- Dataset entries -
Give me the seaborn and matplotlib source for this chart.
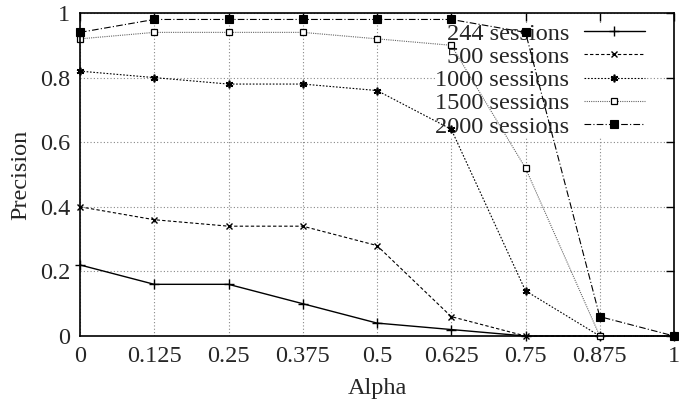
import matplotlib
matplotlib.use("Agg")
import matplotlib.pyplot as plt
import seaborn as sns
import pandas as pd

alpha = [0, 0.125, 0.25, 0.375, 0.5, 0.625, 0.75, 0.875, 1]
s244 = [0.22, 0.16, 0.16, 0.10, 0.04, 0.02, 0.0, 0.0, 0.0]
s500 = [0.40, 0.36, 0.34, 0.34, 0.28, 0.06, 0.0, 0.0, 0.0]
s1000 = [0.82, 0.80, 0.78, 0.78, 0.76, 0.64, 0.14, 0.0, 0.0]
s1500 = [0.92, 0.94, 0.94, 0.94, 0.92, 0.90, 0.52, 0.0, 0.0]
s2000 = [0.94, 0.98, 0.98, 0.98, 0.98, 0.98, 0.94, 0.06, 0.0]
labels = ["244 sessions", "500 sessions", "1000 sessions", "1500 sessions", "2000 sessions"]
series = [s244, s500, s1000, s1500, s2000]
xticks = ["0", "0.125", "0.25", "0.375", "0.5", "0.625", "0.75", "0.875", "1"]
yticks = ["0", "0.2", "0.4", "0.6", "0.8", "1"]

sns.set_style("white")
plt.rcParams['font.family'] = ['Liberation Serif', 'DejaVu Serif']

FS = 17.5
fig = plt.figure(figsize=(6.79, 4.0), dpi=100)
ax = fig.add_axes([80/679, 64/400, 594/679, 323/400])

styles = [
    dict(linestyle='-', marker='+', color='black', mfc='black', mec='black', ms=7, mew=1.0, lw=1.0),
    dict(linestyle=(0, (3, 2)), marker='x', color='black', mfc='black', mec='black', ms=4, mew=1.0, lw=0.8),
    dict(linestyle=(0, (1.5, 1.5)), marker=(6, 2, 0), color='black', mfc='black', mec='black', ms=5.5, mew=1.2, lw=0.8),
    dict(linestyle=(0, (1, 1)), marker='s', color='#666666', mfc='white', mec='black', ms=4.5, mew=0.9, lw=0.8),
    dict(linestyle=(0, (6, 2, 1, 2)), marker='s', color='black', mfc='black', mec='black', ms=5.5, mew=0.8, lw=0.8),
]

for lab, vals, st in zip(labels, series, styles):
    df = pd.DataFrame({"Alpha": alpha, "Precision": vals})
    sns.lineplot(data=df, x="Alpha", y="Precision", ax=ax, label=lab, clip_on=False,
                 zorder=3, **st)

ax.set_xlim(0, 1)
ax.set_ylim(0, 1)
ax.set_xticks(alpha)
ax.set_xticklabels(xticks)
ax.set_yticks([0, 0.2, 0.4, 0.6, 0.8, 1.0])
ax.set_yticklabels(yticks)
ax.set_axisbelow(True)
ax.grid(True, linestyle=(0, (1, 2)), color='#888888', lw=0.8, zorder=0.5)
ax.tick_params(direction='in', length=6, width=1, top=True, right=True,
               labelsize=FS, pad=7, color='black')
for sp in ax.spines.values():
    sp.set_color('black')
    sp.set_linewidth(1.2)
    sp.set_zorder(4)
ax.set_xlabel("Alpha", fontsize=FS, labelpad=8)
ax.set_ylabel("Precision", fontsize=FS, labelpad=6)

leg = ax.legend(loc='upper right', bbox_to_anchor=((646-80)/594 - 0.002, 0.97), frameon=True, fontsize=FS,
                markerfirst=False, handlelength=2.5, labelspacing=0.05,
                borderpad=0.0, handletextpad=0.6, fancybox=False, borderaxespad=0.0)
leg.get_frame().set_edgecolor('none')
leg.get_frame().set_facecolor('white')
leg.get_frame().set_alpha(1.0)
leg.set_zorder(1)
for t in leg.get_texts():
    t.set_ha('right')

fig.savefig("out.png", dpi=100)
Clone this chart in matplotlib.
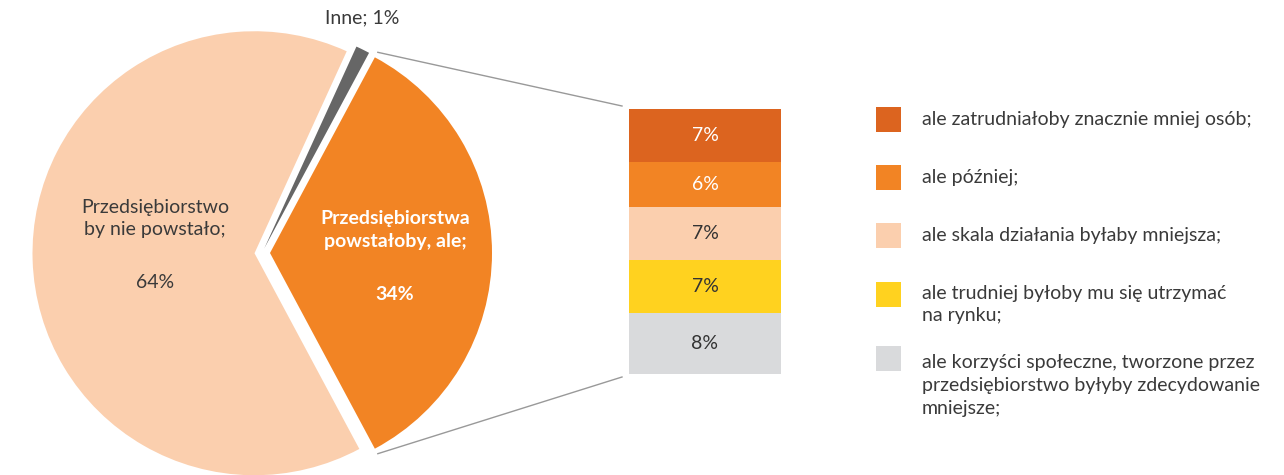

- Description of the task -
Repeat the listing in full and exactly. Do not include any images.

- Solution -
Give me the seaborn and matplotlib source for this chart.
import matplotlib
matplotlib.use("Agg")
import matplotlib.pyplot as plt
import seaborn as sns
import pandas as pd

alpha = [0, 0.125, 0.25, 0.375, 0.5, 0.625, 0.75, 0.875, 1]
s244 = [0.22, 0.16, 0.16, 0.10, 0.04, 0.02, 0.0, 0.0, 0.0]
s500 = [0.40, 0.36, 0.34, 0.34, 0.28, 0.06, 0.0, 0.0, 0.0]
s1000 = [0.82, 0.80, 0.78, 0.78, 0.76, 0.64, 0.14, 0.0, 0.0]
s1500 = [0.92, 0.94, 0.94, 0.94, 0.92, 0.90, 0.52, 0.0, 0.0]
s2000 = [0.94, 0.98, 0.98, 0.98, 0.98, 0.98, 0.94, 0.06, 0.0]
labels = ["244 sessions", "500 sessions", "1000 sessions", "1500 sessions", "2000 sessions"]
series = [s244, s500, s1000, s1500, s2000]
xticks = ["0", "0.125", "0.25", "0.375", "0.5", "0.625", "0.75", "0.875", "1"]
yticks = ["0", "0.2", "0.4", "0.6", "0.8", "1"]

sns.set_style("white")
plt.rcParams['font.family'] = ['Liberation Serif', 'DejaVu Serif']

FS = 17.5
fig = plt.figure(figsize=(6.79, 4.0), dpi=100)
ax = fig.add_axes([80/679, 64/400, 594/679, 323/400])

styles = [
    dict(linestyle='-', marker='+', color='black', mfc='black', mec='black', ms=7, mew=1.0, lw=1.0),
    dict(linestyle=(0, (3, 2)), marker='x', color='black', mfc='black', mec='black', ms=4, mew=1.0, lw=0.8),
    dict(linestyle=(0, (1.5, 1.5)), marker=(6, 2, 0), color='black', mfc='black', mec='black', ms=5.5, mew=1.2, lw=0.8),
    dict(linestyle=(0, (1, 1)), marker='s', color='#666666', mfc='white', mec='black', ms=4.5, mew=0.9, lw=0.8),
    dict(linestyle=(0, (6, 2, 1, 2)), marker='s', color='black', mfc='black', mec='black', ms=5.5, mew=0.8, lw=0.8),
]

for lab, vals, st in zip(labels, series, styles):
    df = pd.DataFrame({"Alpha": alpha, "Precision": vals})
    sns.lineplot(data=df, x="Alpha", y="Precision", ax=ax, label=lab, clip_on=False,
                 zorder=3, **st)

ax.set_xlim(0, 1)
ax.set_ylim(0, 1)
ax.set_xticks(alpha)
ax.set_xticklabels(xticks)
ax.set_yticks([0, 0.2, 0.4, 0.6, 0.8, 1.0])
ax.set_yticklabels(yticks)
ax.set_axisbelow(True)
ax.grid(True, linestyle=(0, (1, 2)), color='#888888', lw=0.8, zorder=0.5)
ax.tick_params(direction='in', length=6, width=1, top=True, right=True,
               labelsize=FS, pad=7, color='black')
for sp in ax.spines.values():
    sp.set_color('black')
    sp.set_linewidth(1.2)
    sp.set_zorder(4)
ax.set_xlabel("Alpha", fontsize=FS, labelpad=8)
ax.set_ylabel("Precision", fontsize=FS, labelpad=6)

leg = ax.legend(loc='upper right', bbox_to_anchor=((646-80)/594 - 0.002, 0.97), frameon=True, fontsize=FS,
                markerfirst=False, handlelength=2.5, labelspacing=0.05,
                borderpad=0.0, handletextpad=0.6, fancybox=False, borderaxespad=0.0)
leg.get_frame().set_edgecolor('none')
leg.get_frame().set_facecolor('white')
leg.get_frame().set_alpha(1.0)
leg.set_zorder(1)
for t in leg.get_texts():
    t.set_ha('right')

fig.savefig("out.png", dpi=100)
Clone this chart in matplotlib.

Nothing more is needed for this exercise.